The Y181C substitution in 3'-azido-3'-deoxythymidine-resistant human immunodeficiency virus, type 1, reverse transcriptase suppresses the ATP-mediated repair of the 3'-azido-3'-deoxythymidine 5'-monophosphate-terminated primer.


Resistance to zidovudine (3'-azido-3'-deoxythymidine, AZT) by the ...

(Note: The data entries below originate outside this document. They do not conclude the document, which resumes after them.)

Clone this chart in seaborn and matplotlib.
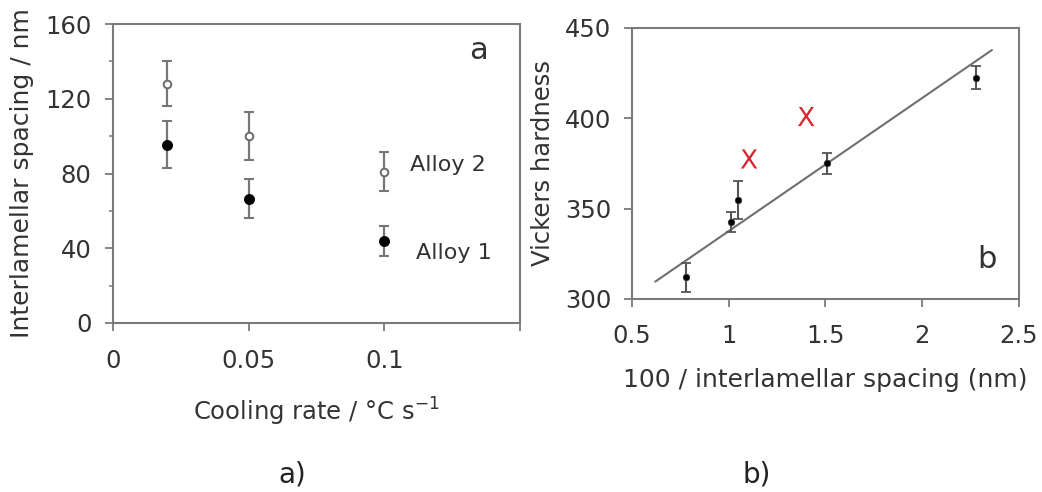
import numpy as np
import pandas as pd
import seaborn as sns
import matplotlib
matplotlib.use("Agg")
import matplotlib.pyplot as plt
from matplotlib.ticker import MultipleLocator, FixedLocator, FixedFormatter

# ---------------- data ----------------
# panel a
cooling_rate = [0.02, 0.05, 0.1]
alloy1_spacing = [95.5, 66.5, 44.0]
alloy1_err = [12.5, 10.5, 8.0]
alloy2_spacing = [128.0, 100.0, 81.0]
alloy2_err = [12.0, 13.0, 10.5]
a_xticks = [0, 0.05, 0.1, 0.15]
a_xticklabels = ["0", "0.05", "0.1", ""]
a_yticks = [0, 40, 80, 120, 160]

# panel b
inv_spacing = [0.78, 1.01, 1.05, 1.51, 2.28]
hardness = [312, 342.5, 355, 375, 422.5]
hardness_err = [8.0, 5.5, 10.5, 6.0, 6.5]
x_marks_x = [1.105, 1.40]
x_marks_y = [377.5, 401.0]
fit_x = [0.62, 2.36]
fit_y = [309.6, 437.8]
b_xticks = [0.5, 1, 1.5, 2, 2.5]
b_xticklabels = ["0.5", "1", "1.5", "2", "2.5"]
b_yticks = [300, 350, 400, 450]

# ---------------- style ----------------
sns.set_theme(style="white")
plt.rcParams["font.family"] = ["DejaVu Sans"]
spine_c = "#7a7a7a"
text_c = "#333333"
FS = 17.5
LFS = 18

fig = plt.figure(figsize=(10.42, 4.92), dpi=100)
W, H = 1042, 492


def ax_rect(x0, x1, y0, y1):
    return [x0 / W, 1 - y1 / H, (x1 - x0) / W, (y1 - y0) / H]


axa = fig.add_axes(ax_rect(113, 520, 24, 323))
axb = fig.add_axes(ax_rect(632, 1019, 28, 299))

for ax in (axa, axb):
    for s in ax.spines.values():
        s.set_color(spine_c)
        s.set_linewidth(1.5)
    ax.tick_params(which="major", direction="out", length=6, width=1.3,
                   color=spine_c, labelsize=FS, labelcolor=text_c,
                   bottom=True, left=True)
    ax.tick_params(which="minor", direction="out", length=3.2, width=1.1,
                   color=spine_c, left=True)
    ax.grid(False)

# ---------------- panel a ----------------
df_a = pd.DataFrame({
    "rate": cooling_rate * 2,
    "spacing": alloy1_spacing + alloy2_spacing,
    "err": alloy1_err + alloy2_err,
    "alloy": ["Alloy 1"] * 3 + ["Alloy 2"] * 3,
})
for alloy, face, edge, size in [("Alloy 2", "white", "#6a6a6a", 30),
                                ("Alloy 1", "black", "black", 42)]:
    sub = df_a[df_a["alloy"] == alloy]
    axa.errorbar(sub["rate"], sub["spacing"], yerr=sub["err"], fmt="none",
                 ecolor="#777777", elinewidth=1.6, capsize=3.4, capthick=1.5,
                 zorder=2)
    sns.scatterplot(x=sub["rate"], y=sub["spacing"], ax=axa, s=size,
                    marker="o", facecolor=face, edgecolor=edge, linewidth=1.4,
                    zorder=3, legend=False)

axa.set_xlim(0, 0.15)
axa.set_ylim(0, 160)
axa.xaxis.set_major_locator(FixedLocator(a_xticks))
axa.xaxis.set_major_formatter(FixedFormatter(a_xticklabels))
axa.yaxis.set_major_locator(FixedLocator(a_yticks))
axa.yaxis.set_minor_locator(MultipleLocator(20))
axa.tick_params(axis="x", which="major", pad=13)
axa.tick_params(axis="y", which="major", pad=9.5)
axa.set_xlabel(r"Cooling rate / °C s$^{-1}$", fontsize=FS, color=text_c,
               va="center")
axa.xaxis.set_label_coords(0.5, (323 - 412) / 299)
axa.set_ylabel("Interlamellar spacing / nm", fontsize=LFS, color=text_c,
               va="center")
axa.yaxis.set_label_coords((22 - 113) / 407, 0.5)

axa.text(0.1095, 84.5, "Alloy 2", fontsize=16, color=text_c, va="center",
         ha="left")
axa.text(0.1115, 37.5, "Alloy 1", fontsize=16, color=text_c, va="center",
         ha="left")
axa.text(0.897, 0.913, "a", transform=axa.transAxes, fontsize=22,
         color=text_c, ha="center", va="center")

# ---------------- panel b ----------------
df_b = pd.DataFrame({"x": inv_spacing, "hv": hardness, "err": hardness_err})
axb.errorbar(df_b["x"], df_b["hv"], yerr=df_b["err"], fmt="none",
             ecolor="#555555", elinewidth=1.5, capsize=3.3, capthick=1.3,
             zorder=2)
sns.scatterplot(data=df_b, x="x", y="hv", ax=axb, s=22, color="black",
                edgecolor="#333333", linewidth=0.5, zorder=3, legend=False)
sns.lineplot(x=fit_x, y=fit_y, ax=axb, color="#6f6f6f", linewidth=1.5,
             zorder=1)
sns.scatterplot(x=x_marks_x, y=x_marks_y, ax=axb, marker=r"$\mathsf{X}$",
                s=190, color="#d62630", edgecolor="none", zorder=4,
                legend=False)

axb.set_xlim(0.5, 2.5)
axb.set_ylim(300, 450)
axb.xaxis.set_major_locator(FixedLocator(b_xticks))
axb.xaxis.set_major_formatter(FixedFormatter(b_xticklabels))
axb.yaxis.set_major_locator(FixedLocator(b_yticks))
axb.tick_params(axis="x", which="major", pad=12)
axb.tick_params(axis="y", which="major", pad=9)
axb.set_xlabel("100 / interlamellar spacing (nm)", fontsize=LFS,
               color=text_c, va="center")
axb.xaxis.set_label_coords(0.5, (299 - 380) / 271)
axb.set_ylabel("Vickers hardness", fontsize=FS, color=text_c, va="center")
axb.yaxis.set_label_coords((543 - 632) / 387, 0.5)
axb.text(0.917, 0.144, "b", transform=axb.transAxes, fontsize=22,
         color=text_c, ha="center", va="center")

# ---------------- sub-captions ----------------
fig.text(292 / W, 1 - 474 / H, "a)", fontsize=20, color="#222222",
         ha="center", va="center")
fig.text(757 / W, 1 - 474 / H, "b)", fontsize=20, color="#222222",
         ha="center", va="center")

fig.savefig("out.png", dpi=100, facecolor="white")
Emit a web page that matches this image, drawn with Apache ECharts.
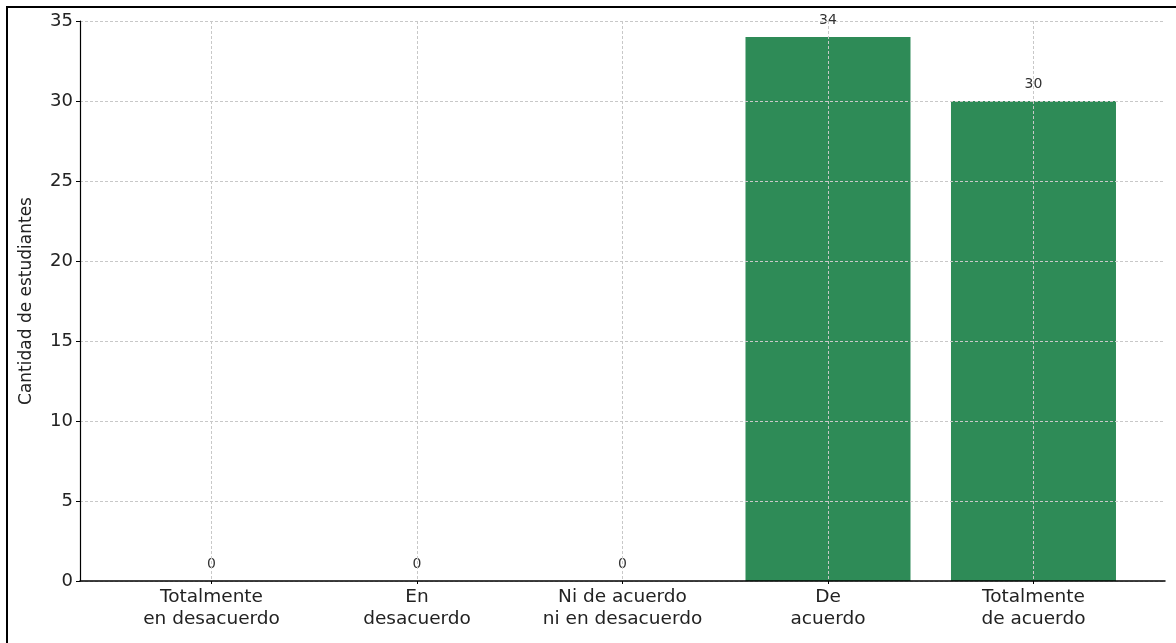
<!DOCTYPE html>
<html>
<head>
<meta charset="utf-8">
<script src="https://cdn.jsdelivr.net/npm/echarts@6/dist/echarts.min.js"></script>
<style>
html,body{margin:0;padding:0;background:#fff;}
#chart{width:1176px;height:643px;}
</style>
</head>
<body>
<div id="chart"></div>
<script>
const categories = ['Totalmente\nen desacuerdo', 'En\ndesacuerdo', 'Ni de acuerdo\nni en desacuerdo', 'De\nacuerdo', 'Totalmente\nde acuerdo'];
const values = [0, 0, 0, 34, 30];
const yTicks = [0, 5, 10, 15, 20, 25, 30, 35];
const yName = 'Cantidad de estudiantes';

const positions = categories.map((c, i) => i);
const chart = echarts.init(document.getElementById('chart'));
const font = 'DejaVu Sans';
chart.setOption({
  animation: false,
  textStyle: { fontFamily: font },
  grid: { left: 80, right: 11, top: 21, bottom: 62, containLabel: false },
  xAxis: {
    type: 'value',
    min: -0.64,
    max: categories.length - 1 + 0.64,
    axisLine: { show: true, onZero: false, lineStyle: { color: '#000', width: 1.5 } },
    axisTick: { show: true, customValues: positions, length: 3, lineStyle: { color: '#000' } },
    axisLabel: {
      customValues: positions,
      formatter: v => categories[Math.round(v)] || '',
      fontSize: 18.5, color: '#222', lineHeight: 22, margin: 5, fontFamily: font
    },
    splitLine: { show: true, lineStyle: { color: '#c8c8c8', type: [3, 2], width: 1 } }
  },
  yAxis: {
    type: 'value',
    min: 0, max: 35, interval: 5,
    name: yName,
    nameLocation: 'middle',
    nameGap: 45,
    nameTextStyle: { fontSize: 17, color: '#222', fontFamily: font },
    axisLine: { show: true, onZero: false, lineStyle: { color: '#000', width: 1.2 } },
    axisTick: { show: true, length: 4, lineStyle: { color: '#000' } },
    axisLabel: { fontSize: 18, color: '#222', margin: 7, fontFamily: font,
      formatter: v => yTicks.includes(v) ? String(v) : '' },
    splitLine: { show: true, lineStyle: { color: '#c8c8c8', type: [3, 2], width: 1 } }
  },
  series: [{
    type: 'bar',
    z: -1,
    barWidth: 165,
    data: values.map((v, i) => [positions[i], v]),
    itemStyle: { color: '#2e8b57' },
    label: { show: true, position: 'top', distance: 10, fontSize: 14, color: '#333', fontFamily: font,
      formatter: p => String(p.value[1]) }
  }],
  graphic: [
    { type: 'line', shape: { x1: 6, y1: 7, x2: 1176, y2: 7 }, style: { stroke: '#000', lineWidth: 2 } },
    { type: 'line', shape: { x1: 7, y1: 6, x2: 7, y2: 643 }, style: { stroke: '#000', lineWidth: 2 } }
  ]
});
</script>
</body>
</html>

Resistance to zidovudine (3'-azido-3'-deoxythymidine, AZT) by the human immunodeficiency virus, type 1, requires multiple amino acid substitutions such as D67N/K70R/T215F/K219Q in the viral reverse transcriptase (RT). In this background of AZT resistance, additional "suppressive" substitutions such as Y181C restore sensitivity to AZT. In order to characterize the mechanism of this AZT resistance suppression, the Y181C substitution was introduced into both wild-type and AZT-resistant reverse transcriptase. The introduction of the Y181C substitution suppresses the increased repair (or unblocking) of the AZTMP-terminated primer provided by the AZT resistance substitutions in RT using either DNA or RNA templates, independently from the RT RNase H activity. Contrary to wild-type RT, the low level of unblocking activity is not due to inhibition by the next correct nucleotide binding to the RT/AZTMP-terminated primer complex. When Y181C is added to the AZT resistance substitutions, ATP binds with less affinity to the AZTMP-terminated primer-RT binary complex. These results provide an insight into one possible molecular mechanism of re-sensitization of AZT-resistant viruses by suppressive substitutions.